→ Task description: Set down each line of the material that follows, exactly, with no pictures.

+++

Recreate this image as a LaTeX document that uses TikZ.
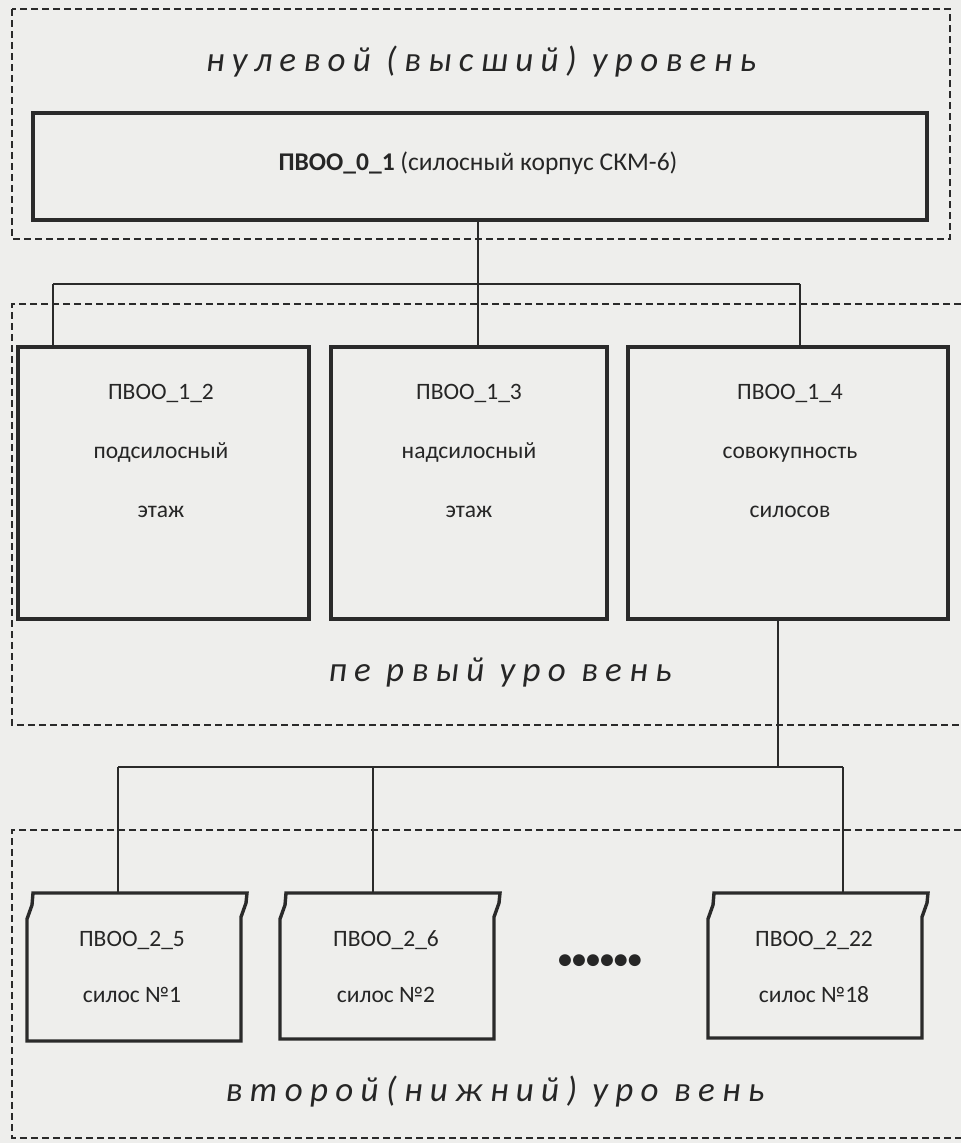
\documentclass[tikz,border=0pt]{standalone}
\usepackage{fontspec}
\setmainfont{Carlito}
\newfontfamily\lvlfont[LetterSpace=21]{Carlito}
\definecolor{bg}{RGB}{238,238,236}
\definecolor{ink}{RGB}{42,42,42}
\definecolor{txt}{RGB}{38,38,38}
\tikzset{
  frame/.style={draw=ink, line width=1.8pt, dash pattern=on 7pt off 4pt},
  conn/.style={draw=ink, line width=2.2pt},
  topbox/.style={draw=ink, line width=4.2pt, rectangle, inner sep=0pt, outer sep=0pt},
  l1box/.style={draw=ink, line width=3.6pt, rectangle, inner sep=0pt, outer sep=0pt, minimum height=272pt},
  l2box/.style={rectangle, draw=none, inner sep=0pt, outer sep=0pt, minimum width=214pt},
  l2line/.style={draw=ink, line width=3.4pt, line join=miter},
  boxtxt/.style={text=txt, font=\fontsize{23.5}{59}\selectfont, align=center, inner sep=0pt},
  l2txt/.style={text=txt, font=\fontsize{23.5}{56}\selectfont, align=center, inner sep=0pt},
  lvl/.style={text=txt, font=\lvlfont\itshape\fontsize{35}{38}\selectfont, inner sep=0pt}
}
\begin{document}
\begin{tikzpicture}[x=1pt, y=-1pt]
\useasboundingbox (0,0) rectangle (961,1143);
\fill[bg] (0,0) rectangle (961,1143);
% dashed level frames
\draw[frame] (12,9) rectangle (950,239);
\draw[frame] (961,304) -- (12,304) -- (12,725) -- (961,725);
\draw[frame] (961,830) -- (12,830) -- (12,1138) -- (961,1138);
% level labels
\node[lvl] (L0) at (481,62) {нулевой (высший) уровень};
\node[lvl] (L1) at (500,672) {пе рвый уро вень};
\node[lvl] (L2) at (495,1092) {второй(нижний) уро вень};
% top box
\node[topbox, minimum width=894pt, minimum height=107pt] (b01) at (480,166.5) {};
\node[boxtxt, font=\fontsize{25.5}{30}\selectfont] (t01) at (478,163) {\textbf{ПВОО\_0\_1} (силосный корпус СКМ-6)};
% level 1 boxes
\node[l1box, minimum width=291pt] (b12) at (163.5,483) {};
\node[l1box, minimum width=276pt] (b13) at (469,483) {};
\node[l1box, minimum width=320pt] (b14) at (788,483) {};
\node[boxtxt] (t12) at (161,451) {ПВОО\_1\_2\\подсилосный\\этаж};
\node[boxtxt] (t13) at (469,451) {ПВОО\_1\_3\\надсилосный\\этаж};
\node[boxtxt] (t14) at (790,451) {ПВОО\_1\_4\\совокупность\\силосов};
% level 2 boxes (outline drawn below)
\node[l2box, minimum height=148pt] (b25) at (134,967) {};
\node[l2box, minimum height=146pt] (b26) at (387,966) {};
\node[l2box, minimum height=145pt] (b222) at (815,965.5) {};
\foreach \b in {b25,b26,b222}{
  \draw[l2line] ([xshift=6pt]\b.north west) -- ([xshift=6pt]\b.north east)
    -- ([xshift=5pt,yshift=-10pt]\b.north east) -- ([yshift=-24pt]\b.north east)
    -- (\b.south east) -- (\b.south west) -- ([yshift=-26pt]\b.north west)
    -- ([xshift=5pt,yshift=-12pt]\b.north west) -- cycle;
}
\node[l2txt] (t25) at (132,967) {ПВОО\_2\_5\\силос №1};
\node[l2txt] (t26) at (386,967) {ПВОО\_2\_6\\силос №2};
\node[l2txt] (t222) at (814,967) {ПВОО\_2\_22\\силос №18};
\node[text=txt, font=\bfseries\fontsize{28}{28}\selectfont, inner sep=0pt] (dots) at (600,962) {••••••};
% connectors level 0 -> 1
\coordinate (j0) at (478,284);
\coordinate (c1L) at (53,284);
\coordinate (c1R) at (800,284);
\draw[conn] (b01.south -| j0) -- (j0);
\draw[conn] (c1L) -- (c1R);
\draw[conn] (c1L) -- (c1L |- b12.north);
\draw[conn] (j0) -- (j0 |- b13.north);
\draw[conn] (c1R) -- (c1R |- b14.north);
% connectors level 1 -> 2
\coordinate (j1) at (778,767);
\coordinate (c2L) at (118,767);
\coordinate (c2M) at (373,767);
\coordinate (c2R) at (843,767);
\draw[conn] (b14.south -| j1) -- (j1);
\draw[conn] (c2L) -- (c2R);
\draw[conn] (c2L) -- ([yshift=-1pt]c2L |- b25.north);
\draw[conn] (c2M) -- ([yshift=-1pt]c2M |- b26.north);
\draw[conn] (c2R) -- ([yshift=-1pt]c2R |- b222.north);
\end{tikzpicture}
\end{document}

+++

→ Reply to the exercise:
Recreate this image as a LaTeX document that uses TikZ.
\documentclass[tikz,border=0pt]{standalone}
\usepackage{fontspec}
\setmainfont{Carlito}
\newfontfamily\lvlfont[LetterSpace=21]{Carlito}
\definecolor{bg}{RGB}{238,238,236}
\definecolor{ink}{RGB}{42,42,42}
\definecolor{txt}{RGB}{38,38,38}
\tikzset{
  frame/.style={draw=ink, line width=1.8pt, dash pattern=on 7pt off 4pt},
  conn/.style={draw=ink, line width=2.2pt},
  topbox/.style={draw=ink, line width=4.2pt, rectangle, inner sep=0pt, outer sep=0pt},
  l1box/.style={draw=ink, line width=3.6pt, rectangle, inner sep=0pt, outer sep=0pt, minimum height=272pt},
  l2box/.style={rectangle, draw=none, inner sep=0pt, outer sep=0pt, minimum width=214pt},
  l2line/.style={draw=ink, line width=3.4pt, line join=miter},
  boxtxt/.style={text=txt, font=\fontsize{23.5}{59}\selectfont, align=center, inner sep=0pt},
  l2txt/.style={text=txt, font=\fontsize{23.5}{56}\selectfont, align=center, inner sep=0pt},
  lvl/.style={text=txt, font=\lvlfont\itshape\fontsize{35}{38}\selectfont, inner sep=0pt}
}
\begin{document}
\begin{tikzpicture}[x=1pt, y=-1pt]
\useasboundingbox (0,0) rectangle (961,1143);
\fill[bg] (0,0) rectangle (961,1143);
% dashed level frames
\draw[frame] (12,9) rectangle (950,239);
\draw[frame] (961,304) -- (12,304) -- (12,725) -- (961,725);
\draw[frame] (961,830) -- (12,830) -- (12,1138) -- (961,1138);
% level labels
\node[lvl] (L0) at (481,62) {нулевой (высший) уровень};
\node[lvl] (L1) at (500,672) {пе рвый уро вень};
\node[lvl] (L2) at (495,1092) {второй(нижний) уро вень};
% top box
\node[topbox, minimum width=894pt, minimum height=107pt] (b01) at (480,166.5) {};
\node[boxtxt, font=\fontsize{25.5}{30}\selectfont] (t01) at (478,163) {\textbf{ПВОО\_0\_1} (силосный корпус СКМ-6)};
% level 1 boxes
\node[l1box, minimum width=291pt] (b12) at (163.5,483) {};
\node[l1box, minimum width=276pt] (b13) at (469,483) {};
\node[l1box, minimum width=320pt] (b14) at (788,483) {};
\node[boxtxt] (t12) at (161,451) {ПВОО\_1\_2\\подсилосный\\этаж};
\node[boxtxt] (t13) at (469,451) {ПВОО\_1\_3\\надсилосный\\этаж};
\node[boxtxt] (t14) at (790,451) {ПВОО\_1\_4\\совокупность\\силосов};
% level 2 boxes (outline drawn below)
\node[l2box, minimum height=148pt] (b25) at (134,967) {};
\node[l2box, minimum height=146pt] (b26) at (387,966) {};
\node[l2box, minimum height=145pt] (b222) at (815,965.5) {};
\foreach \b in {b25,b26,b222}{
  \draw[l2line] ([xshift=6pt]\b.north west) -- ([xshift=6pt]\b.north east)
    -- ([xshift=5pt,yshift=-10pt]\b.north east) -- ([yshift=-24pt]\b.north east)
    -- (\b.south east) -- (\b.south west) -- ([yshift=-26pt]\b.north west)
    -- ([xshift=5pt,yshift=-12pt]\b.north west) -- cycle;
}
\node[l2txt] (t25) at (132,967) {ПВОО\_2\_5\\силос №1};
\node[l2txt] (t26) at (386,967) {ПВОО\_2\_6\\силос №2};
\node[l2txt] (t222) at (814,967) {ПВОО\_2\_22\\силос №18};
\node[text=txt, font=\bfseries\fontsize{28}{28}\selectfont, inner sep=0pt] (dots) at (600,962) {••••••};
% connectors level 0 -> 1
\coordinate (j0) at (478,284);
\coordinate (c1L) at (53,284);
\coordinate (c1R) at (800,284);
\draw[conn] (b01.south -| j0) -- (j0);
\draw[conn] (c1L) -- (c1R);
\draw[conn] (c1L) -- (c1L |- b12.north);
\draw[conn] (j0) -- (j0 |- b13.north);
\draw[conn] (c1R) -- (c1R |- b14.north);
% connectors level 1 -> 2
\coordinate (j1) at (778,767);
\coordinate (c2L) at (118,767);
\coordinate (c2M) at (373,767);
\coordinate (c2R) at (843,767);
\draw[conn] (b14.south -| j1) -- (j1);
\draw[conn] (c2L) -- (c2R);
\draw[conn] (c2L) -- ([yshift=-1pt]c2L |- b25.north);
\draw[conn] (c2M) -- ([yshift=-1pt]c2M |- b26.north);
\draw[conn] (c2R) -- ([yshift=-1pt]c2R |- b222.north);
\end{tikzpicture}
\end{document}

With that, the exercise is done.